CHALLENGE — Repeat the listing below word for word, stopping after the line that contains "plt.rcParams['font.family'] = ['Liberation".

Dataset excerpt —

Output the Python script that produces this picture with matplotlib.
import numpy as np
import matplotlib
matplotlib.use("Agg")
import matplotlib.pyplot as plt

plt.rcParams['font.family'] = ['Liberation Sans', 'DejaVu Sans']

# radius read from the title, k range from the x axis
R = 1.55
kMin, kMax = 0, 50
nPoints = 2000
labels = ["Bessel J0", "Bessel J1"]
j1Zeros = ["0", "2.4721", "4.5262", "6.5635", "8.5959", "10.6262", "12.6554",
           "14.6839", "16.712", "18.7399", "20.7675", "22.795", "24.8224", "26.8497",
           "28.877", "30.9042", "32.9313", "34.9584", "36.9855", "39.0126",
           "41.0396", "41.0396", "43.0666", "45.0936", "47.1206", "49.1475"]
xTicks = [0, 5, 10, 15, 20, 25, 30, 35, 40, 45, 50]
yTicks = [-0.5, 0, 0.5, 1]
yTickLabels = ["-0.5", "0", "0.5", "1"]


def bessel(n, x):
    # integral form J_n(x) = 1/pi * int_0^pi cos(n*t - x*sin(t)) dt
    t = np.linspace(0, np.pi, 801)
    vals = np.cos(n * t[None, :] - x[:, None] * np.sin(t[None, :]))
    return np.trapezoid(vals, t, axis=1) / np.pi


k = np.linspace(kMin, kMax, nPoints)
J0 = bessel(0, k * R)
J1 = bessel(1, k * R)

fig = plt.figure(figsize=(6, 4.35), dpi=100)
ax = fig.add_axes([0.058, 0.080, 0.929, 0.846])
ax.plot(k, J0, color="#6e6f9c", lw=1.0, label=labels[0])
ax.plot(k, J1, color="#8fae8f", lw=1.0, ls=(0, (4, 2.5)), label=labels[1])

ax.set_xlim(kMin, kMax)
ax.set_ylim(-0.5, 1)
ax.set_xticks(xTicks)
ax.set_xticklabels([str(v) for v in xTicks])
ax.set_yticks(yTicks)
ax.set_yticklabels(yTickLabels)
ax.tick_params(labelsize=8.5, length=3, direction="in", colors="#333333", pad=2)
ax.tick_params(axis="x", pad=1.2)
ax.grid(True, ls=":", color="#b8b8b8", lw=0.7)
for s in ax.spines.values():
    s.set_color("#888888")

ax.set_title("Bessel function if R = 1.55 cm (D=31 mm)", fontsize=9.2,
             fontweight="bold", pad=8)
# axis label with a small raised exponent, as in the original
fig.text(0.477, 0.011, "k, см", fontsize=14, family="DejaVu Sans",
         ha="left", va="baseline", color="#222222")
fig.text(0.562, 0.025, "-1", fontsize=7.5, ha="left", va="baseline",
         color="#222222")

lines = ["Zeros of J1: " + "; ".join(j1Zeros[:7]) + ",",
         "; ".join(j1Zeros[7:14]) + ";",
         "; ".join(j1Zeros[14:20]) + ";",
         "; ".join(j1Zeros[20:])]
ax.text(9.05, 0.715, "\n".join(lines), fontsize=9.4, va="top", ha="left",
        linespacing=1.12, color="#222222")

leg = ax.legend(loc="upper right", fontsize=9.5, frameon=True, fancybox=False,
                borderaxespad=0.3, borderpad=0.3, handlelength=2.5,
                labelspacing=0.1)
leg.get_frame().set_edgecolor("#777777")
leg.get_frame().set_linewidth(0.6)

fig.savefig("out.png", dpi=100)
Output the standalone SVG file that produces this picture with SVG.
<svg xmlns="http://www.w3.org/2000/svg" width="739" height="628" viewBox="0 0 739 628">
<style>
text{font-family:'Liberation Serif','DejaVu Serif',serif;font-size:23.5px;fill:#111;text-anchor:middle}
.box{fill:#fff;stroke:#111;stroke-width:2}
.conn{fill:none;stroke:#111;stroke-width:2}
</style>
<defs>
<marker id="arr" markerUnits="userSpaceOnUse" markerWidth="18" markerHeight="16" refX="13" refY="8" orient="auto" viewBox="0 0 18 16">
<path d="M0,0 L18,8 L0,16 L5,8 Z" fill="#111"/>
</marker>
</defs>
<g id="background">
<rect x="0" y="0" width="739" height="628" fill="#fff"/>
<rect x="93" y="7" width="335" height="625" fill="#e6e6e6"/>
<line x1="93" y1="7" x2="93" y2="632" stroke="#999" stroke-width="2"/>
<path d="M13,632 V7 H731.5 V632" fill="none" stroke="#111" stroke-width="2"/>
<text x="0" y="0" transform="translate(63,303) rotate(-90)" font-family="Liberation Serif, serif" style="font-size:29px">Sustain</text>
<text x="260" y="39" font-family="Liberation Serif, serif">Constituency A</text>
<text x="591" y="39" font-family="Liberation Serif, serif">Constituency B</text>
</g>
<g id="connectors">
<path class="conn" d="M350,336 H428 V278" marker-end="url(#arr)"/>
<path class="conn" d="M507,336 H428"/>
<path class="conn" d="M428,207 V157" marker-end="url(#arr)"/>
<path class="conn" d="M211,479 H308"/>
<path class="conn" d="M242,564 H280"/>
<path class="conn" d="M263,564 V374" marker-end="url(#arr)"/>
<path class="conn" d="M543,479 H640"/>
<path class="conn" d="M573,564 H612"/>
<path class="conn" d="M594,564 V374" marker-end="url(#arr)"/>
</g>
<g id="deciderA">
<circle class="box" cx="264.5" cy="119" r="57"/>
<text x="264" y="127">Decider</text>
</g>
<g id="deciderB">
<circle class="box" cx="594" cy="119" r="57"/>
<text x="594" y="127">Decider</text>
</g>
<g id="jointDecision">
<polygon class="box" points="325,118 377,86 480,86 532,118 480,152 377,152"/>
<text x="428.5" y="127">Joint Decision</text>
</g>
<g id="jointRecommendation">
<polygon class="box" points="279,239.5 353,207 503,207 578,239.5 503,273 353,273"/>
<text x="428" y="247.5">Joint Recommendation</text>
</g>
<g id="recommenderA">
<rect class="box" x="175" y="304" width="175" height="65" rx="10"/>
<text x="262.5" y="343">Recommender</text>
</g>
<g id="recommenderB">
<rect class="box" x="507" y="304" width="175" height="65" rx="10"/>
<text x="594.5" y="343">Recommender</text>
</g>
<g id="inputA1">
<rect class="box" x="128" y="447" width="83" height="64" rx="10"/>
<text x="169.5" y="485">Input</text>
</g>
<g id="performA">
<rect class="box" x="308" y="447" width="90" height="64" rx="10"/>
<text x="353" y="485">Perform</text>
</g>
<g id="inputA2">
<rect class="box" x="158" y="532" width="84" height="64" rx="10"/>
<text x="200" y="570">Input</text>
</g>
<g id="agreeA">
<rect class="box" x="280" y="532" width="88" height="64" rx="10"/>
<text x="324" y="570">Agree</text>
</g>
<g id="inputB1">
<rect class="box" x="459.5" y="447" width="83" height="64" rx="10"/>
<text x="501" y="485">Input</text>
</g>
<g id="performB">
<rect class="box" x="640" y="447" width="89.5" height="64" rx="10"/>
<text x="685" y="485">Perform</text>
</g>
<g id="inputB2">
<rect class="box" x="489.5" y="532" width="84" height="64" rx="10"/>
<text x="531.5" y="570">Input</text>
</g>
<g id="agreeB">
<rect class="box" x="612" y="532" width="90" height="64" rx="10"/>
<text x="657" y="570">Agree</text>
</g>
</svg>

TASK ANSWER —
Output the Python script that produces this picture with matplotlib.
import numpy as np
import matplotlib
matplotlib.use("Agg")
import matplotlib.pyplot as plt

plt.rcParams['font.family'] = ['Liberation Sans', 'DejaVu Sans']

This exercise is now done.